▶ Requirement
Below, find each line holding "that" and state how many there are, using the number alone.
-- Begin Data shown --
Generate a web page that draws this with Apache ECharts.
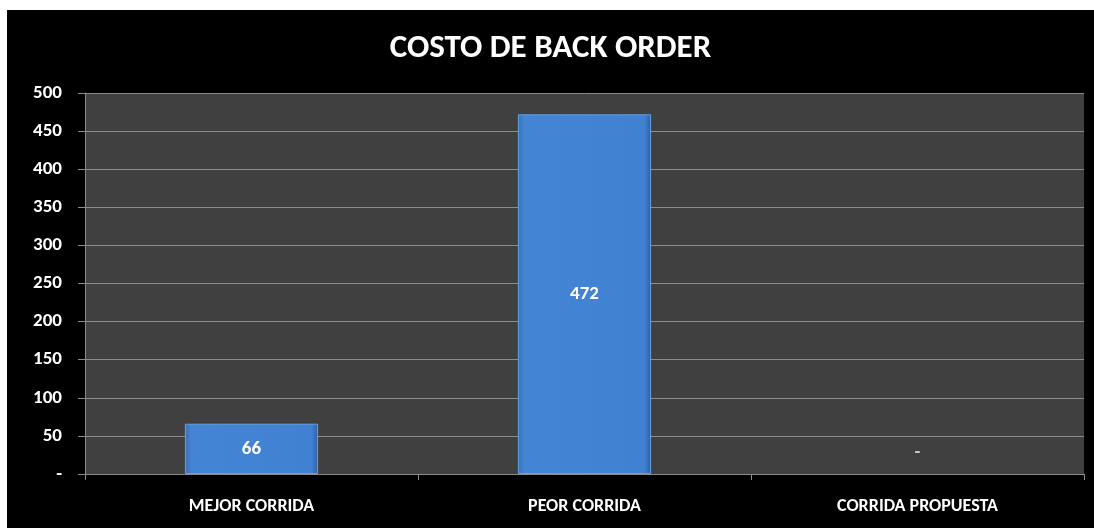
<!DOCTYPE html>
<html>
<head>
<meta charset="utf-8">
<script src="https://cdn.jsdelivr.net/npm/echarts@6/dist/echarts.min.js"></script>
<style>
  html, body { margin: 0; padding: 0; background: #fff; }
  #main { position: absolute; left: 7px; top: 10px; width: 1087px; height: 518px; background: #000; }
</style>
</head>
<body>
<div id="main"></div>
<script>
// datos del grafico
var categorias = ['MEJOR CORRIDA', 'PEOR CORRIDA', 'CORRIDA PROPUESTA'];
var costos = [66, 472, 0];
var titulo = 'COSTO DE BACK ORDER';

var fuente = 'Carlito, "Liberation Sans Narrow", "Open Sans", sans-serif';

var myChart = echarts.init(document.getElementById('main'));

var barColor = new echarts.graphic.LinearGradient(0, 0, 1, 0, [
    { offset: 0, color: '#3b6fb5' },
    { offset: 0.05, color: '#4585d6' },
    { offset: 0.95, color: '#4181d2' },
    { offset: 1, color: '#335f9e' }
]);

var option = {
    backgroundColor: '#000',
    title: {
        text: titulo,
        left: 'center',
        top: 17,
        textStyle: { color: '#fff', fontSize: 33, fontWeight: 'bold', fontFamily: fuente }
    },
    grid: {
        left: 78, right: 10, top: 83, bottom: 54,
        show: true, backgroundColor: '#404040', borderWidth: 0
    },
    xAxis: {
        type: 'category',
        data: categorias,
        axisLine: { lineStyle: { color: '#8c8c8c', width: 1 } },
        axisTick: { show: true, length: 6, lineStyle: { color: '#8c8c8c' } },
        axisLabel: { color: '#fff', fontSize: 18, fontWeight: 'bold', fontFamily: fuente, margin: 23 }
    },
    yAxis: {
        type: 'value',
        min: 0, max: 500, interval: 50,
        axisLine: { show: true, lineStyle: { color: '#8c8c8c' } },
        axisTick: { show: true, length: 7, lineStyle: { color: '#8c8c8c' } },
        splitLine: { lineStyle: { color: '#8c8c8c', width: 1 } },
        axisLabel: {
            color: '#fff', fontSize: 19, fontWeight: 'bold', fontFamily: fuente, margin: 23,
            formatter: function (v) { return v === 0 ? '-' : v; }
        }
    },
    series: [{
        type: 'bar',
        barWidth: '40%',
        itemStyle: { color: barColor, borderColor: '#62a0ea', borderWidth: 1 },
        label: {
            show: true, position: 'inside',
            color: '#fff', fontSize: 19, fontWeight: 'bold', fontFamily: fuente,
            formatter: function (p) { return p.value === 0 ? '-' : p.value; }
        },
        data: costos.map(function (v) {
            return v === 0
                ? { value: v, itemStyle: { borderWidth: 0 }, label: { position: 'insideBottom', distance: 12, color: '#ccc' } }
                : v;
        })
    }]
};

myChart.setOption(option);
</script>
</body>
</html>
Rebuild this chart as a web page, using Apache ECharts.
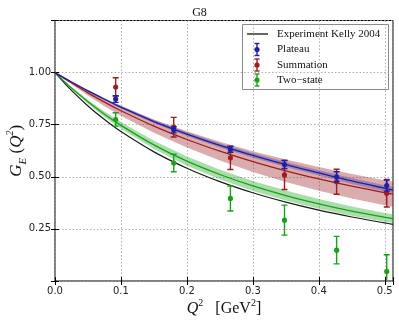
<!DOCTYPE html>
<html><head><meta charset="utf-8">
<script src="https://cdn.jsdelivr.net/npm/echarts@6/dist/echarts.min.js"></script>
<style>html,body{margin:0;padding:0;background:#fff}#c{width:399px;height:323px}</style>
</head><body><div id="c"></div>
<script>
// ---- data ----
const curveQ2   = [0, 0.025, 0.05, 0.075, 0.1, 0.15, 0.2, 0.25, 0.3, 0.35, 0.4, 0.45, 0.5, 0.5125];
const kelly     = [1, 0.9145, 0.840, 0.7746, 0.7168, 0.6196, 0.5413, 0.4771, 0.4236, 0.3786, 0.3402, 0.3072, 0.2785, 0.2717];
const plateauFit   = [1, 0.955, 0.912, 0.872, 0.834, 0.765, 0.705, 0.651, 0.603, 0.559, 0.519, 0.480, 0.445, 0.437];
const plateauHalf  = [0, 0.002, 0.004, 0.005, 0.006, 0.008, 0.009, 0.010, 0.011, 0.012, 0.013, 0.014, 0.015, 0.015];
const summationFit = [1, 0.951, 0.903, 0.858, 0.817, 0.743, 0.679, 0.623, 0.573, 0.529, 0.490, 0.455, 0.424, 0.417];
const summationHalf= [0, 0.007, 0.013, 0.019, 0.024, 0.032, 0.039, 0.045, 0.050, 0.054, 0.057, 0.059, 0.060, 0.061];
const twoStateFit  = [1, 0.926, 0.860, 0.800, 0.747, 0.653, 0.575, 0.511, 0.456, 0.410, 0.370, 0.335, 0.3055, 0.299];
const twoStateHalf = [0, 0.005, 0.009, 0.013, 0.016, 0.020, 0.022, 0.023, 0.024, 0.024, 0.023, 0.022, 0.021, 0.021];

const pointQ2      = [0.092, 0.180, 0.266, 0.348, 0.427, 0.503];
const plateauY     = [0.873, 0.726, 0.632, 0.559, 0.500, 0.458];
const plateauErr   = [0.016, 0.015, 0.014, 0.019, 0.024, 0.026];
const summationY   = [0.931, 0.738, 0.591, 0.509, 0.476, 0.421];
const summationErr = [0.044, 0.047, 0.056, 0.070, 0.060, 0.066];
const twoStateY    = [0.775, 0.566, 0.396, 0.292, 0.148, 0.046];
const twoStateErr  = [0.032, 0.042, 0.060, 0.072, 0.066, 0.080];

const xTicks = [0, 0.1, 0.2, 0.3, 0.4, 0.5];
const yTicks = [0.25, 0.5, 0.75, 1.0];
const legendNames = ['Experiment Kelly 2004', 'Plateau', 'Summation', 'Two\u2212state'];

// ---- colours ----
const C = {
  blue: '#1e1ea6', red: '#a31c1c', green: '#17a317',
  blueBand: 'rgba(40,40,170,0.30)', redBand: 'rgba(160,50,50,0.40)', greenBand: 'rgba(40,170,40,0.40)'
};

const chart = echarts.init(document.getElementById('c'), null, {renderer: 'canvas'});

function bandSeries(fit, half, color) {
  return {
    type: 'custom', clip: true, z: 2,
    data: curveQ2.map((x, i) => [x, fit[i] - half[i], fit[i] + half[i]]),
    encode: {x: 0, y: [1, 2]},
    renderItem: function (params, api) {
      if (params.dataIndex !== 0) return null;
      const pts = [];
      for (let i = 0; i < curveQ2.length; i++) pts.push(api.coord([curveQ2[i], fit[i] - half[i]]));
      for (let i = curveQ2.length - 1; i >= 0; i--) pts.push(api.coord([curveQ2[i], fit[i] + half[i]]));
      return {type: 'polygon', shape: {points: pts}, style: {fill: color, stroke: null}};
    }
  };
}
function lineSeries(vals, color, w) {
  return {
    type: 'line', z: 3, showSymbol: false, smooth: 0.35, silent: true,
    data: curveQ2.map((x, i) => [x, vals[i]]),
    lineStyle: {color: color, width: w}
  };
}
function errSeries(ys, errs, color) {
  return {
    type: 'custom', clip: true, z: 5,
    data: pointQ2.map((x, i) => [x, ys[i], errs[i]]),
    encode: {x: 0, y: 1},
    renderItem: function (params, api) {
      const x = api.value(0), y = api.value(1), e = api.value(2);
      const p = api.coord([x, y]), lo = api.coord([x, y - e]), hi = api.coord([x, y + e]);
      const st = {stroke: color, lineWidth: 1.4};
      return {type: 'group', children: [
        {type: 'line', shape: {x1: p[0], y1: hi[1], x2: p[0], y2: lo[1]}, style: st},
        {type: 'line', shape: {x1: p[0] - 3, y1: hi[1], x2: p[0] + 3, y2: hi[1]}, style: st},
        {type: 'line', shape: {x1: p[0] - 3, y1: lo[1], x2: p[0] + 3, y2: lo[1]}, style: st},
        {type: 'circle', shape: {cx: p[0], cy: p[1], r: 2.6}, style: {fill: color}}
      ]};
    }
  };
}

const serif = 'Liberation Serif';
const sans = 'DejaVu Sans';

// legend built with graphic elements
function legendGlyph(y, color) {
  return {type: 'group', children: [
    {type: 'line', shape: {x1: 257, y1: y - 6, x2: 257, y2: y + 6}, style: {stroke: color, lineWidth: 1.4}},
    {type: 'line', shape: {x1: 254.5, y1: y - 6, x2: 259.5, y2: y - 6}, style: {stroke: color, lineWidth: 1.4}},
    {type: 'line', shape: {x1: 254.5, y1: y + 6, x2: 259.5, y2: y + 6}, style: {stroke: color, lineWidth: 1.4}},
    {type: 'circle', shape: {cx: 257, cy: y, r: 2.6}, style: {fill: color}}
  ]};
}
const legRows = [34, 49.5, 65, 80];
const legendGraphic = {
  type: 'group', z: 100, children: [
    {type: 'rect', shape: {x: 242.5, y: 24.5, width: 146, height: 65}, style: {fill: '#fff', stroke: '#8a8a8a', lineWidth: 1}},
    {type: 'line', shape: {x1: 247, y1: legRows[0], x2: 268, y2: legRows[0]}, style: {stroke: '#000', lineWidth: 1.2}},
    legendGlyph(legRows[1], C.blue),
    legendGlyph(legRows[2], C.red),
    legendGlyph(legRows[3], C.green)
  ].concat(legendNames.map((n, i) => ({
    type: 'text', x: 277, y: legRows[i],
    style: {text: n, font: '11px "' + serif + '"', fill: '#111', verticalAlign: 'middle', textAlign: 'left'}
  })))
};

const fmtX = v => (xTicks.some(t => Math.abs(t - v) < 1e-9) ? v.toFixed(1) : '');
const fmtY = v => (yTicks.some(t => Math.abs(t - v) < 1e-9) ? v.toFixed(2) : '');

const commonX = {
  type: 'value', min: 0, max: 0.5125, interval: 0.1,
  axisLine: {show: false},
  axisTick: {show: true, inside: true, length: 4, lineStyle: {color: '#000'}}
};
const commonY = {
  type: 'value', min: 0, max: 1.25, interval: 0.25,
  axisLine: {show: false},
  axisTick: {show: true, inside: true, length: 4, lineStyle: {color: '#000'}}
};

chart.setOption({
  animation: false,
  backgroundColor: '#fff',
  title: {text: 'G8', left: 'center', top: 2, textStyle: {fontFamily: serif, fontSize: 12, fontWeight: 'normal', color: '#111'}},
  grid: {left: 55, right: 6, top: 20.5, bottom: 42, containLabel: false, outerBoundsMode: 'none',
         show: true, borderColor: '#000', borderWidth: 1, backgroundColor: 'transparent'},
  xAxis: [
    Object.assign({}, commonX, {
      position: 'bottom',
      axisLabel: {formatter: fmtX, fontFamily: sans, fontSize: 10, color: '#222', margin: 5},
      splitLine: {show: true, lineStyle: {color: '#9a9a9a', type: [1.5, 2], width: 0.8}},
      name: '{i|Q}{s|2}{n|   [GeV}{s|2}{n|]}', nameLocation: 'middle', nameGap: 17, nameMoveOverlap: false,
      nameTextStyle: {rich: {
        i: {fontFamily: serif, fontStyle: 'italic', fontSize: 16, color: '#111', lineHeight: 22, verticalAlign: 'middle'},
        n: {fontFamily: serif, fontSize: 16, color: '#111', lineHeight: 22, verticalAlign: 'middle'},
        s: {fontFamily: serif, fontSize: 10, color: '#111', lineHeight: 22, verticalAlign: 'top'}
      }}
    }),
    Object.assign({}, commonX, {position: 'top', axisLabel: {show: false}, splitLine: {show: false}})
  ],
  yAxis: [
    Object.assign({}, commonY, {
      position: 'left',
      axisLabel: {formatter: fmtY, fontFamily: sans, fontSize: 10, color: '#222', margin: 4},
      splitLine: {show: true, lineStyle: {color: '#9a9a9a', type: [1.5, 2], width: 0.8}},
      name: '{i|G}{b|E}{n| (}{i|Q}{s|2}{n|)}', nameLocation: 'middle', nameGap: 26, nameRotate: 90, nameMoveOverlap: false,
      nameTextStyle: {rich: {
        i: {fontFamily: serif, fontStyle: 'italic', fontSize: 17, color: '#111', lineHeight: 24, verticalAlign: 'middle'},
        n: {fontFamily: serif, fontSize: 17, color: '#111', lineHeight: 24, verticalAlign: 'middle'},
        b: {fontFamily: serif, fontStyle: 'italic', fontSize: 11, color: '#111', lineHeight: 24, verticalAlign: 'bottom'},
        s: {fontFamily: serif, fontStyle: 'italic', fontSize: 10, color: '#111', lineHeight: 24, verticalAlign: 'top'}
      }}
    }),
    Object.assign({}, commonY, {position: 'right', axisLabel: {show: false}, splitLine: {show: false}})
  ],
  series: [
    bandSeries(summationFit, summationHalf, C.redBand),
    bandSeries(plateauFit, plateauHalf, C.blueBand),
    bandSeries(twoStateFit, twoStateHalf, C.greenBand),
    lineSeries(kelly, '#1a1a1a', 1.2),
    lineSeries(twoStateFit, C.green, 1.3),
    lineSeries(summationFit, C.red, 1.3),
    lineSeries(plateauFit, C.blue, 1.3),
    errSeries(twoStateY, twoStateErr, C.green),
    errSeries(summationY, summationErr, C.red),
    errSeries(plateauY, plateauErr, C.blue)
  ],
  graphic: [legendGraphic]
});
</script>
</body></html>
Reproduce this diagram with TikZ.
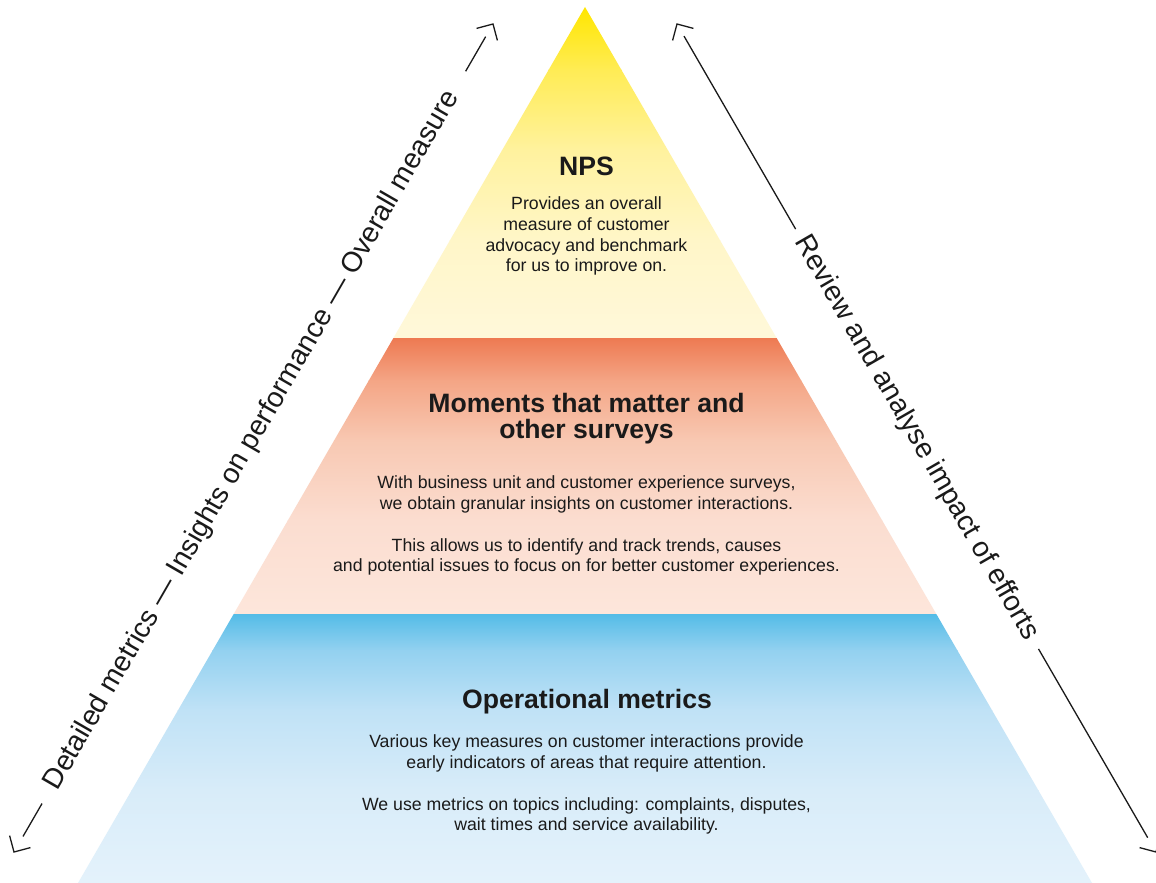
\documentclass[tikz,border=0pt]{standalone}
\usepackage{fontspec}
\setmainfont{Liberation Sans}
\usetikzlibrary{calc}
\definecolor{ink}{HTML}{1A1A1A}
\definecolor{y0}{HTML}{FFE600}
\definecolor{y1}{HTML}{FFEC55}
\definecolor{y2}{HTML}{FFF29E}
\definecolor{y3}{HTML}{FFF6C8}
\definecolor{y4}{HTML}{FFF8DA}
\definecolor{o0}{HTML}{EE7A52}
\definecolor{o1}{HTML}{F4A585}
\definecolor{o2}{HTML}{F8C8B2}
\definecolor{o3}{HTML}{FBDDD0}
\definecolor{o4}{HTML}{FDE6DB}
\definecolor{b0}{HTML}{54BCE7}
\definecolor{b1}{HTML}{93D1F0}
\definecolor{b2}{HTML}{C0E2F6}
\definecolor{b3}{HTML}{D8ECF9}
\definecolor{b4}{HTML}{E4F2FB}
\tikzset{
  bandtitle/.style={font=\bfseries\fontsize{26.6}{26.3}\selectfont, text=ink, align=center, inner sep=0pt},
  bandtext/.style={font=\fontsize{17.7}{20.7}\selectfont, text=ink, align=center, inner sep=0pt},
  sidelabel/.style={font=\fontsize{28.3}{30}\selectfont, text=ink, inner sep=0pt},
  guide/.style={draw=ink, line width=1.3pt},
}
\begin{document}
\begin{tikzpicture}[x=1pt,y=-1pt]
\useasboundingbox (0,0) rectangle (1156,883);
\fill[white] (0,0) rectangle (1156,883);
% pyramid corners
\coordinate (A)  at (585,7);
\coordinate (L1) at (393.4,338);
\coordinate (R1) at (776.6,338);
\coordinate (L2) at (233.7,614);
\coordinate (R2) at (936.3,614);
\coordinate (L3) at (78,883);
\coordinate (R3) at (1092,883);
% top band (yellow)
\begin{scope}
\clip (A) -- (R1) -- (L1) -- cycle;
\shade[top color=y0, bottom color=y1] (0,7) rectangle (1156,70.5);
\shade[top color=y1, bottom color=y2] (0,70) rectangle (1156,150.5);
\shade[top color=y2, bottom color=y3] (0,150) rectangle (1156,240.5);
\shade[top color=y3, bottom color=y4] (0,240) rectangle (1156,338);
\end{scope}
% middle band (orange)
\begin{scope}
\clip (L1) -- (R1) -- (R2) -- (L2) -- cycle;
\shade[top color=o0, bottom color=o1] (0,338) rectangle (1156,380.5);
\shade[top color=o1, bottom color=o2] (0,380) rectangle (1156,440.5);
\shade[top color=o2, bottom color=o3] (0,440) rectangle (1156,520.5);
\shade[top color=o3, bottom color=o4] (0,520) rectangle (1156,614);
\end{scope}
% bottom band (blue)
\begin{scope}
\clip (L2) -- (R2) -- (R3) -- (L3) -- cycle;
\shade[top color=b0, bottom color=b1] (0,614) rectangle (1156,650.5);
\shade[top color=b1, bottom color=b2] (0,650) rectangle (1156,710.5);
\shade[top color=b2, bottom color=b3] (0,710) rectangle (1156,790.5);
\shade[top color=b3, bottom color=b4] (0,790) rectangle (1156,883);
\end{scope}
% texts
\node[bandtitle, anchor=base] (npsT) at (586.5,175) {NPS};
\node[bandtext] (npsB) at (586.5,236.3) {Provides an overall\\measure of customer\\advocacy and benchmark\\for us to improve on.};
\node[bandtitle] (momT) at (586.5,418.6) {Moments that matter and\\other surveys};
\node[bandtext] (momB1) at (586.5,494.2) {With business unit and customer experience surveys,\\we obtain granular insights on customer interactions.};
\node[bandtext] (momB2) at (586.5,556.8) {This allows us to identify and track trends, causes\\and potential issues to focus on for better customer experiences.};
\node[bandtitle, anchor=base] (opT) at (587,708.3) {Operational metrics};
\node[bandtext] (opB1) at (586.5,753.7) {Various key measures on customer interactions provide\\early indicators of areas that require attention.};
\node[bandtext] (opB2) at (586.5,815.8) {We use metrics on topics including: complaints, disputes,\\wait times and service availability.};
% side guides
\coordinate (TL) at (493,24);
\coordinate (BL) at (14,852);
\coordinate (TR) at (677,24);
\coordinate (BR) at (1156,852);
\node[sidelabel, rotate=60] (leftLab) at ($(BL)!475.5pt!(TL)$) {Detailed metrics — Insights on performance — Overall measure};
\node[sidelabel, rotate=-60] (rightLab) at ($(TR)!478pt!(BR)$) {Review and analyse impact of efforts};
\coordinate (la) at ($(BL)!18pt!(TL)$);
\coordinate (lb) at ($(BL)!56pt!(TL)$);
\coordinate (lc) at ($(BL)!902pt!(TL)$);
\coordinate (ld) at ($(BL)!942pt!(TL)$);
\coordinate (ra) at ($(TR)!14pt!(BR)$);
\coordinate (rb) at ($(TR)!237pt!(BR)$);
\coordinate (rc) at ($(TR)!722pt!(BR)$);
\coordinate (rd) at ($(TR)!940pt!(BR)$);
\draw[guide] (la) -- (lb);
\draw[guide] (lc) -- (ld);
\draw[guide] (ra) -- (rb);
\draw[guide] (rc) -- (rd);
% chevron heads
\draw[guide] ($(TL)+(-16.4,4.4)$) -- (TL) -- ($(TL)+(4.4,16.4)$);
\draw[guide] ($(BL)+(-4.4,-16.4)$) -- (BL) -- ($(BL)+(16.4,-4.4)$);
\draw[guide] ($(TR)+(16.4,4.4)$) -- (TR) -- ($(TR)+(-4.4,16.4)$);
\draw[guide] ($(BR)+(4.4,-16.4)$) -- (BR) -- ($(BR)+(-16.4,-4.4)$);
\end{tikzpicture}
\end{document}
-- End Data shown --
▶ Written answer
3